*PROBLEM STATEMENT*
Copy each line of the records that contains the word "chart".

*DATA SECTION*
- - -

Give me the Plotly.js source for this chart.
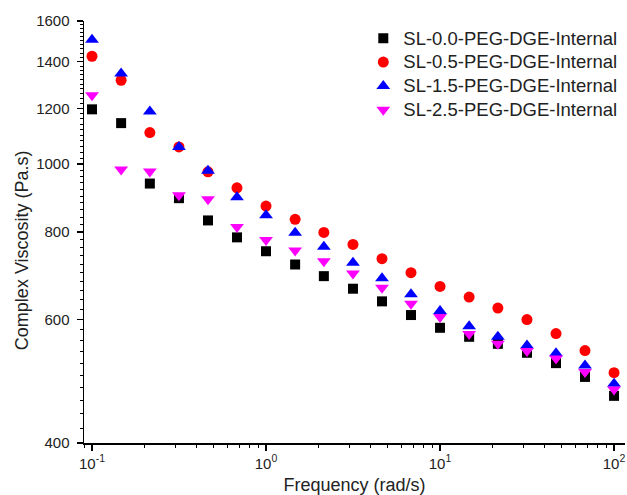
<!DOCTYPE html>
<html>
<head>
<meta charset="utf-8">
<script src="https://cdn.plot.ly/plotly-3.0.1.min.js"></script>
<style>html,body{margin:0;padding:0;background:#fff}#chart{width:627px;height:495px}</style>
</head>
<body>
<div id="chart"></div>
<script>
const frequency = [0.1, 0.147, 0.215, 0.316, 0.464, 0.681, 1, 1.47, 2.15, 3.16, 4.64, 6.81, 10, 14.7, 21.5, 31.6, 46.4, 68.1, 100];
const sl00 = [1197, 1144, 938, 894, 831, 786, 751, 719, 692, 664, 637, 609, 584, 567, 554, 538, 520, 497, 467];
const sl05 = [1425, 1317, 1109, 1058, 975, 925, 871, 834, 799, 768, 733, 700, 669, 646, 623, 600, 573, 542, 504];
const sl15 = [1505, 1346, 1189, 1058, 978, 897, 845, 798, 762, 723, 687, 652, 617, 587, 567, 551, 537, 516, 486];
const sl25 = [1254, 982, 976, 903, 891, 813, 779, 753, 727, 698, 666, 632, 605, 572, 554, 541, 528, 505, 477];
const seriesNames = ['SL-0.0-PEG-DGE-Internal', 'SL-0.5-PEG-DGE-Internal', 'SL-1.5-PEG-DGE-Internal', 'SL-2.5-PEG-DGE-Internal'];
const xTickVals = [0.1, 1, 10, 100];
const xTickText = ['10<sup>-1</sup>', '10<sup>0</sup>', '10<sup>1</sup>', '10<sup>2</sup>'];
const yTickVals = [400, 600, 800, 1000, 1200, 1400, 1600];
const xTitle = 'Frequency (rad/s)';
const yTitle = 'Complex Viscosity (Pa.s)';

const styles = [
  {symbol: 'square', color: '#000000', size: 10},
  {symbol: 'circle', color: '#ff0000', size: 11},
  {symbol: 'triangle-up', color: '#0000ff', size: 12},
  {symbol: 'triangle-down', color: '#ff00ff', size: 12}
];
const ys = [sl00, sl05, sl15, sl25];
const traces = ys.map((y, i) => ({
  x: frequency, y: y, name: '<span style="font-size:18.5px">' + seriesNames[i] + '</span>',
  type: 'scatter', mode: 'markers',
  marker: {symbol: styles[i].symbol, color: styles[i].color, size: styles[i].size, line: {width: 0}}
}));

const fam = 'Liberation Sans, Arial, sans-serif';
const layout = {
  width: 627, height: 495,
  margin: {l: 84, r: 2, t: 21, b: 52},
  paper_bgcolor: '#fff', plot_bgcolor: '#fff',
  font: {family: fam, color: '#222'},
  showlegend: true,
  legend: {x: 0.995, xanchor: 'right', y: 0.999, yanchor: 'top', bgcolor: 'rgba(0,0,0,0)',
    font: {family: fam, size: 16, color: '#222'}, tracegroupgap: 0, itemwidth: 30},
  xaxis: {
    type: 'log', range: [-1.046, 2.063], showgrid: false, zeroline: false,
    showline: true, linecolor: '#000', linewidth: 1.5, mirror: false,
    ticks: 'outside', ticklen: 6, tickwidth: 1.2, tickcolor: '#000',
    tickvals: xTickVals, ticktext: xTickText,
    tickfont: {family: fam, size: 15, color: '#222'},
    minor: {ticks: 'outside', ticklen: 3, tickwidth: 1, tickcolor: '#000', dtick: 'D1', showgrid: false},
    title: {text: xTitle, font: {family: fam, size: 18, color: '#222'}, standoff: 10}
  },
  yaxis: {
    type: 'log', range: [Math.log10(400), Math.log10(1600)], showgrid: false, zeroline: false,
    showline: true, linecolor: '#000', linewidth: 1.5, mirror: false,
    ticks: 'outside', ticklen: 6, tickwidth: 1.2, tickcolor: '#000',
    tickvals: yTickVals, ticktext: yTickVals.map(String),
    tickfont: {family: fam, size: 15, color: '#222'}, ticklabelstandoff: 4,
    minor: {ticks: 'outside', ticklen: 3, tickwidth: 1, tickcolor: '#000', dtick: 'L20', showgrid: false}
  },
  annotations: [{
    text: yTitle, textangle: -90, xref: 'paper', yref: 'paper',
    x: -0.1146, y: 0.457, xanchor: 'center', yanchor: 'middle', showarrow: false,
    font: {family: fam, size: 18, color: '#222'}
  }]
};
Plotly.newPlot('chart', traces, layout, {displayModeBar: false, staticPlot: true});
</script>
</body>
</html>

- - -

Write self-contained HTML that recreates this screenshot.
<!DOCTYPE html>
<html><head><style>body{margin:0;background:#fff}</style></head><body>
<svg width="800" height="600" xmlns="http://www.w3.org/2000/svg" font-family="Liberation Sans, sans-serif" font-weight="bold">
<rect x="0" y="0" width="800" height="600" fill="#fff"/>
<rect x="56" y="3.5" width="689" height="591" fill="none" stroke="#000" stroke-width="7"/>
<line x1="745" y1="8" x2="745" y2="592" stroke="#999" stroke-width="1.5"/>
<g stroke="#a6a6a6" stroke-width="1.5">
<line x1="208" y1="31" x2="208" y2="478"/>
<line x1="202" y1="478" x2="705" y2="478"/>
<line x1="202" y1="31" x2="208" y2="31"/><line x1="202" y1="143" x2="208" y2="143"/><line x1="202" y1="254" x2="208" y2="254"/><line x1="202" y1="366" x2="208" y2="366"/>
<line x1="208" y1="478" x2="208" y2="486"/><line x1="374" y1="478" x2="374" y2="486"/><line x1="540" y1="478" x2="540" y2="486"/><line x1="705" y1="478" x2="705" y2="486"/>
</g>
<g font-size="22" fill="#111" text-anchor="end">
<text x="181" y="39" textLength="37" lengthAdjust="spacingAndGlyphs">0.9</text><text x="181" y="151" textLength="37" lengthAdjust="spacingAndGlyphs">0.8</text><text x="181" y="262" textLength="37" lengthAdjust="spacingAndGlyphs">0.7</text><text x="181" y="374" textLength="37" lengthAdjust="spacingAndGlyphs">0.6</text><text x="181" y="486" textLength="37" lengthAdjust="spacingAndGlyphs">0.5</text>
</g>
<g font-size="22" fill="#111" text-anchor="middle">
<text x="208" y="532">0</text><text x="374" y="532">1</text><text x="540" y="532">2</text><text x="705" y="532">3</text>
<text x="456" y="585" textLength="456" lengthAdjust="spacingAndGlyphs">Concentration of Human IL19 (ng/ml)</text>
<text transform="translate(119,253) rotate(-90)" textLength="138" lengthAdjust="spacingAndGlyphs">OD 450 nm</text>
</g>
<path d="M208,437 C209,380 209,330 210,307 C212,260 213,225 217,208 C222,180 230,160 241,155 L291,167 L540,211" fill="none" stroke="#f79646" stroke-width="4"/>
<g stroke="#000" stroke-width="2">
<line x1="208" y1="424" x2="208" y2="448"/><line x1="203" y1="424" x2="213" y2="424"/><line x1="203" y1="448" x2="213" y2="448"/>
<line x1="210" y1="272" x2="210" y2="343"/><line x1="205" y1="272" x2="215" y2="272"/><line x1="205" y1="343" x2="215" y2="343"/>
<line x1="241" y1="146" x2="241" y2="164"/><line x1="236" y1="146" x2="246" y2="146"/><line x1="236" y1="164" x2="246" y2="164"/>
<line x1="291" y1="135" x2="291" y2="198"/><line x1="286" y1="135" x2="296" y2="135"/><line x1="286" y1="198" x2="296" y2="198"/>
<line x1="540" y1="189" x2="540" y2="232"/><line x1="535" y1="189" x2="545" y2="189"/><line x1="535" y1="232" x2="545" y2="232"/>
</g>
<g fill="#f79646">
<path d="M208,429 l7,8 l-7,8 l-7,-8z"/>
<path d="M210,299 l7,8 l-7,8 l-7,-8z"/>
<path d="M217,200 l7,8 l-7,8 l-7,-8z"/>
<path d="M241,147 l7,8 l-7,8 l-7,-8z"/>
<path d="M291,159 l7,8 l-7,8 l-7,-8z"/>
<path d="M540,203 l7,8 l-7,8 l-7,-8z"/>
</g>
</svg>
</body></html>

- - -

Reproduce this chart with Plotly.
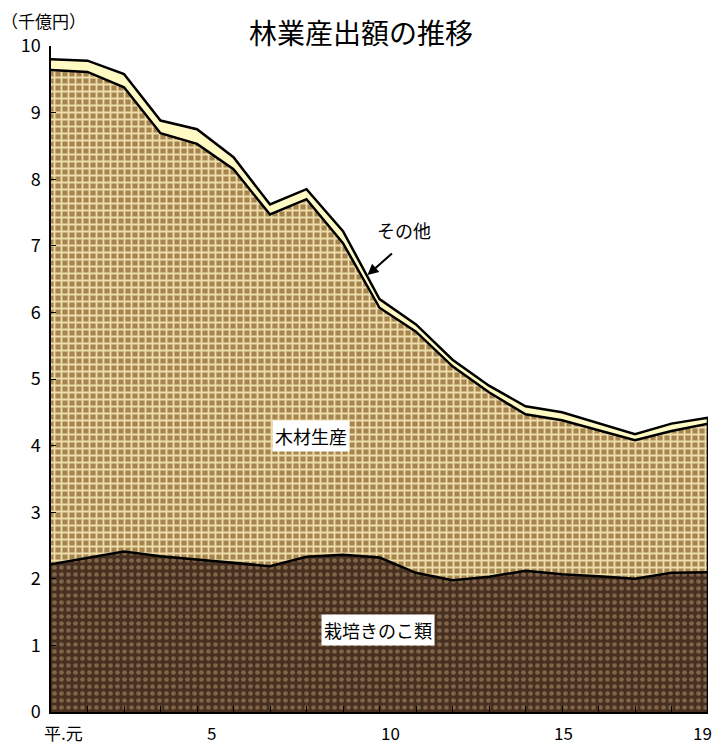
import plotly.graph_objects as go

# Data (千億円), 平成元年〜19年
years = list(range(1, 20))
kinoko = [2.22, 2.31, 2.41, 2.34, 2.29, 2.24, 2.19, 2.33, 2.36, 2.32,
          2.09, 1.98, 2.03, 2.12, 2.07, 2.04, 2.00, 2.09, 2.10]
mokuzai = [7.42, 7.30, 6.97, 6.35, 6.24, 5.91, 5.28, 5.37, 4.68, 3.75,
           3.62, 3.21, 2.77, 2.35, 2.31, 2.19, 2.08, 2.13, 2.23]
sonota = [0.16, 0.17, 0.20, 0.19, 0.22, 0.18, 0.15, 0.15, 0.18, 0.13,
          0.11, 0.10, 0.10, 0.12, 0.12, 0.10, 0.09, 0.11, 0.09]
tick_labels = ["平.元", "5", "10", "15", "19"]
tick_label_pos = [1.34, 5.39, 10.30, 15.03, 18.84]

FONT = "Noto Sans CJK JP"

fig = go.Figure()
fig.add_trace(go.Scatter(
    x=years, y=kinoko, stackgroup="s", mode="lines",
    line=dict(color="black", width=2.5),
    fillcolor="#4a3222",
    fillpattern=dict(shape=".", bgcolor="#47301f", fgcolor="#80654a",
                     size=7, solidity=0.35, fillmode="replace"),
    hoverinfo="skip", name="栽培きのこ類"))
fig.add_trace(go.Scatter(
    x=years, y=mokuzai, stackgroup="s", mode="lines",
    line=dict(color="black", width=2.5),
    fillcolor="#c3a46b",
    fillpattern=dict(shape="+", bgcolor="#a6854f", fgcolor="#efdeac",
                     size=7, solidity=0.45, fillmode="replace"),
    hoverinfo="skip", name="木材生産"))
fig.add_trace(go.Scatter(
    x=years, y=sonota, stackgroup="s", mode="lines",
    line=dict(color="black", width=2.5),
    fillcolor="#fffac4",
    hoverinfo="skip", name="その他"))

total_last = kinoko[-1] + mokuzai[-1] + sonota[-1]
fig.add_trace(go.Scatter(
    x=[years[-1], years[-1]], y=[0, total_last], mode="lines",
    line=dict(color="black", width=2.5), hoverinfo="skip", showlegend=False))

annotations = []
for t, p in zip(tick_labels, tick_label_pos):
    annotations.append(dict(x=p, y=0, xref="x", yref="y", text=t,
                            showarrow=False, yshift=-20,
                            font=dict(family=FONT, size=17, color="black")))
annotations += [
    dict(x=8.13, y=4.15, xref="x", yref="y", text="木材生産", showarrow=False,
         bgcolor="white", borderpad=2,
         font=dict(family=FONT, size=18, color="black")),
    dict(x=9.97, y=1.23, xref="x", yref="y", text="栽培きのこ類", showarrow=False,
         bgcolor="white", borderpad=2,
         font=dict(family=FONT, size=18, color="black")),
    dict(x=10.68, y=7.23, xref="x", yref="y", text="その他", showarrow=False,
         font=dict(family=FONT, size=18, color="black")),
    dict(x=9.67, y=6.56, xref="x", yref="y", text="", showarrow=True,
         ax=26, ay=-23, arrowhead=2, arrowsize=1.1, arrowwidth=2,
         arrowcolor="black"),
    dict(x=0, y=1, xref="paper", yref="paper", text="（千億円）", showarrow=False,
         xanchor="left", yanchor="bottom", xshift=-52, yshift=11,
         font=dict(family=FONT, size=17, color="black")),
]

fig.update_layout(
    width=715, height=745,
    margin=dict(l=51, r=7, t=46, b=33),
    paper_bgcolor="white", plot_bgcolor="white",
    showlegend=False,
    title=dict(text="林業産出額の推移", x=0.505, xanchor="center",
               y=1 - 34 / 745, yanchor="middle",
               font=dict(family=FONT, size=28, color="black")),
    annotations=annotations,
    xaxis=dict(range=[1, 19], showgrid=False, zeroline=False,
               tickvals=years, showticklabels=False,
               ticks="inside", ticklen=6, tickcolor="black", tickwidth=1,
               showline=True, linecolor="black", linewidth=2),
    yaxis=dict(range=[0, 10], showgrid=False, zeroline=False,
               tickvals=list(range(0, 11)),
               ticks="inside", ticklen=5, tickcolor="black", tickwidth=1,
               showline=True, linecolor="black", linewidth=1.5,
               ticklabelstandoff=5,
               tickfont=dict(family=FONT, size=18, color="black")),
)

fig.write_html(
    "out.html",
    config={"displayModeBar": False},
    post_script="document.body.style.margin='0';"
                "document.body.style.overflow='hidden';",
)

- - -

*OUTPUT*
Give me the Plotly.js source for this chart.
<style>html,body{margin:0;padding:0;background:#fff}#chart{width:627px;height:495px}</style>
<div id="chart"></div>
Plotly.newPlot('chart', traces, layout, {displayModeBar: false, staticPlot: true});
Reproduce this chart with Plotly.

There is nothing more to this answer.